ECLI:NL:RVS:2022:1737
Raad van State
- Voorlopige voorziening
- Rechtspraak.nl
Voorlopige voorziening in asielzaak van vreemdelingen tegen staatssecretaris van Justitie en Veiligheid
Op 22 juni 2022 heeft de voorzieningenrechter van de Afdeling bestuursrechtspraak van de Raad van State uitspraak gedaan in een zaak waarin vreemdelingen, die om een verblijfsvergunning asiel voor bepaalde tijd hadden verzocht, in hoger beroep gingen tegen een eerdere uitspraak van de rechtbank Den Haag. De staatssecretaris van Justitie en Veiligheid had op 25 maart 2022 de aanvragen van de vreemdelingen afgewezen. De rechtbank had op 23 mei 2022 de beroepen van de vreemdelingen ongegrond verklaard, waarna zij hoger beroep instelden en verzochten om een voorlopige voorziening.
De vreemdelingen vroegen de voorzieningenrechter om te bepalen dat zij niet zouden worden uitgezet totdat er op het hoger beroep was beslist, en om opvang en verstrekkingen te ontvangen. De voorzieningenrechter heeft, gelet op de aangevoerde argumenten, besloten om de voorlopige voorziening te treffen. Dit houdt in dat de vreemdelingen niet mogen worden uitgezet totdat er een beslissing is genomen op hun hoger beroep. Daarnaast is de staatssecretaris veroordeeld tot vergoeding van de proceskosten die de vreemdelingen hebben gemaakt in verband met hun verzoek, tot een bedrag van € 759,00, dat geheel is toe te rekenen aan beroepsmatige rechtsbijstand.
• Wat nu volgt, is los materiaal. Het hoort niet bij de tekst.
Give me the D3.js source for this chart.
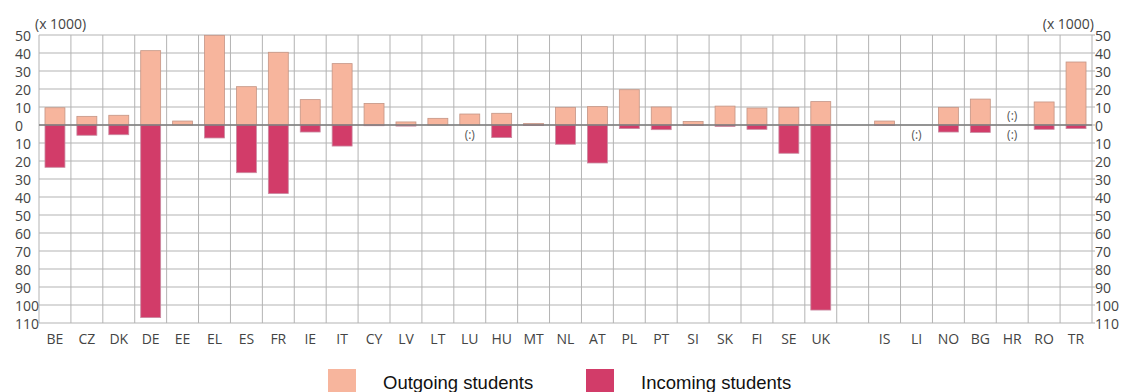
<!DOCTYPE html>
<html>
<head>
<meta charset="utf-8">
<script src="https://cdn.jsdelivr.net/npm/d3@7"></script>
<style>
  html, body { margin: 0; padding: 0; background: #fff; }
  svg { display: block; }
</style>
</head>
<body>
<svg id="chart" width="1121" height="392"></svg>
<script>
// ---- data (thousands of students) ----
const categories = ["BE","CZ","DK","DE","EE","EL","ES","FR","IE","IT","CY","LV","LT","LU","HU","MT","NL","AT","PL","PT","SI","SK","FI","SE","UK","","IS","LI","NO","BG","HR","RO","TR"];
const outgoing = [9.6,4.8,5.4,41.3,2.2,49.8,21.3,40.4,14.1,34.1,12.0,1.7,3.7,6.1,6.5,0.8,9.8,10.2,19.6,10.0,2.0,10.5,9.4,9.8,13.0,null,2.2,0,9.8,14.4,null,12.8,35.0];
const incoming = [23.5,5.7,5.4,107,0,7.2,26.5,38.1,3.9,11.7,0.4,0.6,0,null,7.0,0.3,10.7,21.1,2.0,2.6,0.3,0.8,2.4,15.7,102.8,null,0.2,null,3.9,4.1,null,2.4,2.0];
const gapCategory = "";
const tickValues = [50,40,30,20,10,0,-10,-20,-30,-40,-50,-60,-70,-80,-90,-100,-110];
const unitLabel = "(x 1000)";
const missingLabel = "(:)";
const seriesNames = ["Outgoing students","Incoming students"];
const colors = ["#F7B59D","#D23C69"];

(function () {
const svg = d3.select("#chart");
const pL = 39, pR = 1092, pT = 35, pB = 323;
const font = "'Open Sans', sans-serif";

const x = d3.scaleBand().domain(categories).range([pL, pR]).padding(0);
const y = d3.scaleLinear().domain([-110, 50]).range([pB, pT]);
const barW = x.bandwidth() * 0.625;
const barX = c => x(c) + (x.bandwidth() - barW) / 2;

// grid
const grid = svg.append("g");
grid.selectAll("line.h").data(tickValues).join("line")
  .attr("x1", pL).attr("x2", pR)
  .attr("y1", d => y(d)).attr("y2", d => y(d))
  .attr("stroke", "#b3b3b3").attr("stroke-width", 1);
const vlines = categories.map(c => x(c)).concat([pR]);
grid.selectAll("line.v").data(vlines).join("line")
  .attr("x1", d => d).attr("x2", d => d)
  .attr("y1", pT).attr("y2", pB)
  .attr("stroke", "#b3b3b3").attr("stroke-width", 1);

// bars
const rows = categories.map((c, i) => ({c, out: outgoing[i], inc: incoming[i]}));
const real = rows.filter(r => r.c !== gapCategory);

svg.append("g").selectAll("rect").data(real.filter(r => r.out)).join("rect")
  .attr("x", r => barX(r.c)).attr("width", barW)
  .attr("y", r => y(r.out)).attr("height", r => y(0) - y(r.out))
  .attr("fill", colors[0]).attr("stroke", "#c49585").attr("stroke-width", 0.8);

svg.append("g").selectAll("rect").data(real.filter(r => r.inc)).join("rect")
  .attr("x", r => barX(r.c)).attr("width", barW)
  .attr("y", y(0)).attr("height", r => y(-r.inc) - y(0))
  .attr("fill", colors[1]).attr("stroke", "#c98aa0").attr("stroke-width", 0.8);

// zero line
svg.append("line")
  .attr("x1", pL).attr("x2", pR).attr("y1", y(0)).attr("y2", y(0))
  .attr("stroke", "#7d7d7d").attr("stroke-width", 1.5);

// missing markers
const mk = svg.append("g").attr("font-family", font)
  .attr("font-size", 12).attr("fill", "#555").attr("text-anchor", "middle");
real.filter(r => r.out === null).forEach(r =>
  mk.append("text").attr("x", x(r.c) + x.bandwidth() / 2).attr("y", y(0) - 10)
    .attr("dominant-baseline", "central").text(missingLabel));
real.filter(r => r.inc === null).forEach(r =>
  mk.append("text").attr("x", x(r.c) + x.bandwidth() / 2).attr("y", y(0) + 9)
    .attr("dominant-baseline", "central").text(missingLabel));

// axis labels (absolute values)
const fmt = d => String(Math.abs(d));
const axL = svg.append("g").attr("font-family", font)
  .attr("font-size", 14).attr("fill", "#444");
axL.selectAll("text").data(tickValues).join("text")
  .attr("x", 15).attr("y", d => y(d)).attr("dominant-baseline", "central").text(fmt);
const axR = svg.append("g").attr("font-family", font)
  .attr("font-size", 14).attr("fill", "#444");
axR.selectAll("text").data(tickValues).join("text")
  .attr("x", pR + 3).attr("y", d => y(d)).attr("dominant-baseline", "central").text(fmt);
svg.append("g").selectAll("line").data(tickValues).join("line")
  .attr("x1", pR).attr("x2", pR + 3).attr("y1", d => y(d)).attr("y2", d => y(d))
  .attr("stroke", "#b3b3b3");

svg.append("text").attr("x", 35).attr("y", 23).attr("dominant-baseline", "central")
  .attr("font-family", font).attr("font-size", 14).attr("fill", "#444")
  .text(unitLabel);
svg.append("text").attr("x", 1094).attr("y", 23).attr("dominant-baseline", "central")
  .attr("text-anchor", "end")
  .attr("font-family", font).attr("font-size", 14).attr("fill", "#444")
  .text(unitLabel);

// category labels
svg.append("g").attr("font-family", font).attr("font-size", 14)
  .attr("fill", "#444").attr("text-anchor", "middle")
  .selectAll("text").data(real).join("text")
  .attr("x", r => x(r.c) + x.bandwidth() / 2).attr("y", 338)
  .attr("dominant-baseline", "central").text(r => r.c);

// legend
const legendX = [328, 586];
const lg = svg.append("g");
seriesNames.forEach((name, i) => {
  lg.append("rect").attr("x", legendX[i]).attr("y", 369).attr("width", 28).attr("height", 26)
    .attr("fill", colors[i]);
  lg.append("text").attr("x", legendX[i] + 55).attr("y", 389)
    .attr("font-family", "'Liberation Sans', Arial, sans-serif").attr("font-size", 18.5)
    .attr("fill", "#111").text(name);
});
})();
</script>
</body>
</html>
De uitspraak is openbaar uitgesproken op 22 juni 2022, en de voorzieningenrechter heeft de beslissing genomen in aanwezigheid van de griffier. Deze uitspraak is van belang voor de rechtsbescherming van vreemdelingen die in asielprocedures betrokken zijn en benadrukt de mogelijkheid om voorlopige voorzieningen te vragen in afwachting van een definitieve uitspraak in hoger beroep.